Avellino:  tra affondi di fioretti

e fendenti di spade

 

Andrea Massaro

 

Il duello, un rimedio sbrigativo molto in voga nel mondo della cavalleria dei tempi passati, è stato in piedi per moltissimi secoli attraverso rigidi rituali, osservati in special modo nel mondo della buona borghesia e degli uomini d’onore. Lo stesso ha avuto un seguito notevole durante gli anni vivaci della società ottocentesca, molto diffuso anche nei principali centri irpini. Per qualsiasi offesa o controversia da appianare o risolvere, si ricorreva al duello e la prima regola da osservare  per il prosieguo, era la nomina dei padrini, garanti e mallevadori di un corretto intervento per dirimere le più svariate contese.

Gli intellettuali ed i professionisti presenti nell’alta borghesia di Avellino dei secoli passati, ma anche quella dei primi decenni del Novecento, hanno dato piglio a questa pratica più volte per risolvere scabrose situazioni conflittuali, specialmente per quanto attiene il codice d’onore, mai scritto, ma ovunque e da chiunque ampiamente praticato. Alcuni uomini della casata Vetroni, potente famiglia del capoluogo irpino, versati nelle lettere, negli affari e nella politica tra Otto e Novecento, hanno impugnato sciabole e spade per motivi d'onore e di prestigio. Il giornalista Giacomo Carpentieri non si è sottratto a plateali sfide per sostenere particolari propri punti di vista. Altre volte il duello annunciato veniva evitato a causa di vari motivi, anche perché, lo stesso, venne sempre ostacolato dalla legge e praticarlo significava incappare nei rigori delle sanzioni previste dal  codice penale. Una sfida e un duello mancato interessò anche il Comandante dei Vigili Urbani di Avellino di oltre ottant’anni fa. A fregiarsi dei galloni di Comandante delle poche Guardie Municipali, nel 1926, sarà un giovane ex ufficiale dei bersaglieri, vincitore del concorso al posto di Tenente delle Guardie Urbane di quell'anno. Il Comandante Giuseppe Latorella, classe 1895, proveniva da Mugnano del Cardinale. Dopo aver conseguito la licenza liceale era stato arruolato  nell'Esercito Italiano con il grado di Tenente. A guerra ultimata venne congedato e, come innanzi detto, alcuni anni dopo si trovò a capo del manipolo dei vigili del capoluogo irpino. Un anno dopo l'assunzione il nostro Comandante salì agli onori della cronaca per un singolare episodio.

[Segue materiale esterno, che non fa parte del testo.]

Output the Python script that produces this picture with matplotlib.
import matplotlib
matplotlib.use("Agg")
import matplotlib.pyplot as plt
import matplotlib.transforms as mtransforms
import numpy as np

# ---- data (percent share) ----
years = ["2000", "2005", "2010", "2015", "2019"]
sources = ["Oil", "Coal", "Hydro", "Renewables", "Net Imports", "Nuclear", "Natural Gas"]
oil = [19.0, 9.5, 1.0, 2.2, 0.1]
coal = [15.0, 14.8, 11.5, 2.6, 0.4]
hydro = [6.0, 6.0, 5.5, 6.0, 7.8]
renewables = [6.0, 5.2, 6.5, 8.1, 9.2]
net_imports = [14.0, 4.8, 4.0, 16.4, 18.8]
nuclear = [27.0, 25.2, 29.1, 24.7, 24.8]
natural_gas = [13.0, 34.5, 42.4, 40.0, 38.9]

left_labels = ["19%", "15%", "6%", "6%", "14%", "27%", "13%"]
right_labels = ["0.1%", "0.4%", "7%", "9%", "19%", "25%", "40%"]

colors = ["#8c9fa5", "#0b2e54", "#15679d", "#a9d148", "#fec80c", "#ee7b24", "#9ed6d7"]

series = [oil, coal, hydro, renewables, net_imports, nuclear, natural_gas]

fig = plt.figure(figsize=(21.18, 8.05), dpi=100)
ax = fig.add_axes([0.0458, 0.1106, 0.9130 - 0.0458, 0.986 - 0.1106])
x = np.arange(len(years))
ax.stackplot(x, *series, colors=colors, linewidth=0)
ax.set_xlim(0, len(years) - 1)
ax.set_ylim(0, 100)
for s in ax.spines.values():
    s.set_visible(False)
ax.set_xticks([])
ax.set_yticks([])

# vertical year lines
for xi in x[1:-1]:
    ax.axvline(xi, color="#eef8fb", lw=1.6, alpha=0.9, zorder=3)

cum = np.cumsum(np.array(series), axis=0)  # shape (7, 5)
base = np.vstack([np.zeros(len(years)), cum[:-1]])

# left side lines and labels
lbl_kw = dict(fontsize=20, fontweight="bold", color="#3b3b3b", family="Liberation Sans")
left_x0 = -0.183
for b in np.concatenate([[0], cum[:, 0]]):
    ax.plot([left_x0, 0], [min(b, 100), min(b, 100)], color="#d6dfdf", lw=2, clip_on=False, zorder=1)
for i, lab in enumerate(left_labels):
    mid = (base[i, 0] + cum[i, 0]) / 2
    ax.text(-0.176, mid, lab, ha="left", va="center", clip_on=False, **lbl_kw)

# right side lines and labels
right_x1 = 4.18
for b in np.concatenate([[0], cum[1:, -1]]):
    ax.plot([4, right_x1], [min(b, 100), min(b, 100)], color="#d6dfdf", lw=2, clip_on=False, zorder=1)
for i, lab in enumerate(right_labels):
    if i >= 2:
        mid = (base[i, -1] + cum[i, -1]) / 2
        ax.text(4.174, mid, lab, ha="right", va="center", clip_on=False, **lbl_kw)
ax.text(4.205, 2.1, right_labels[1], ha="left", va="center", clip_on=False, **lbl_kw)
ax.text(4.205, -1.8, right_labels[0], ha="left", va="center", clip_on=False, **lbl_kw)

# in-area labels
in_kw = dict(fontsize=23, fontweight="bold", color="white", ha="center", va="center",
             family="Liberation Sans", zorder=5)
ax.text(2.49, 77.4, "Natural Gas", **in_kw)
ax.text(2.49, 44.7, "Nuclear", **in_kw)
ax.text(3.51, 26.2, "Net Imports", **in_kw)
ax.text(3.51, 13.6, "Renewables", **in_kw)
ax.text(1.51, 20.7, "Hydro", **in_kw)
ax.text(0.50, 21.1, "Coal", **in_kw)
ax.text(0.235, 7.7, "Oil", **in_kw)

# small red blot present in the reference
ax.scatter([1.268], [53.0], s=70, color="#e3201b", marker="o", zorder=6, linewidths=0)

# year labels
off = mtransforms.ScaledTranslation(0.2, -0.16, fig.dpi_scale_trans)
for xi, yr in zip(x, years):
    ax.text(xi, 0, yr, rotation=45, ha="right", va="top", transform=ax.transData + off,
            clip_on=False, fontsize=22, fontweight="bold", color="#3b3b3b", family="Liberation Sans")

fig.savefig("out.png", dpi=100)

Dal quotidiano ”Il Mezzogiorno”, del 4 novembre 1927, apprendiamo che alcuni giorni prima il Centurione della Milizia Volontaria della Sicurezza Nazionale di Avellino, il Capitano Ettore Bizzari, addetto al comando della 144° Legione, di stanza nella Caserma San Francesco, di Piazza della Libertà, era stato apostrofato da Giuseppe Latorella con alcune frasi ritenute ingiuriose. Come previsto dal solito copione cavalleresco, il Centurione Bizzarri incaricò il Colonnello Luigi Capone ed il Commendatore Camillo Solimene, immediatamente nominati suoi padrini, a consegnare al Comandante dei Vigili Urbani il proprio cartello di sfida. I padrini rimasero alquanto sconcertati dal modo col quale furono accolti. Questa loro impressione fu chiarita in una lettera inviata al Bizzari il 22 ottobre 1927, a distanza di 24 ore dalla sfida. Questa stessa lettera suscitò vasta eco, anche perché l'Avvocato Camillo Solimene ed il Colonnello Capone la passarono all'organo ufficiale della Federazione di Avellino, ”L'Irpinia Fascista”, che la pubblicò nella sua integrità. I padrini ringraziavano Bizzarri per aver dato loro ”l'onore di rappresentarlo in una vertenza cavalleresca”. Più oltre i due prescelti affermavano di essersi ”recati a chiedere riparazione con le armi al sullodato uomo, ma dopo un certo ondeggiamento ci siamo sentiti dire che, come agente della forza pubblica, (il Latorella, n.d.A.) non poteva battersi”. In più, aveva aggiunto, avrebbe interessato il Procuratore del Re di Avellino e denunciato i padrini come istigatori al duello. ”Tutto questo groviglio”, diranno ancora i padrini, ”ci hanno riempiti di tristezza”.

Con questa sfida mancata scomparivano da Avellino gli ultimi sprazzi un'epoca, quella della Bella Epoque, già tramontata, comunque, sin dalla disfatta di Caporetto.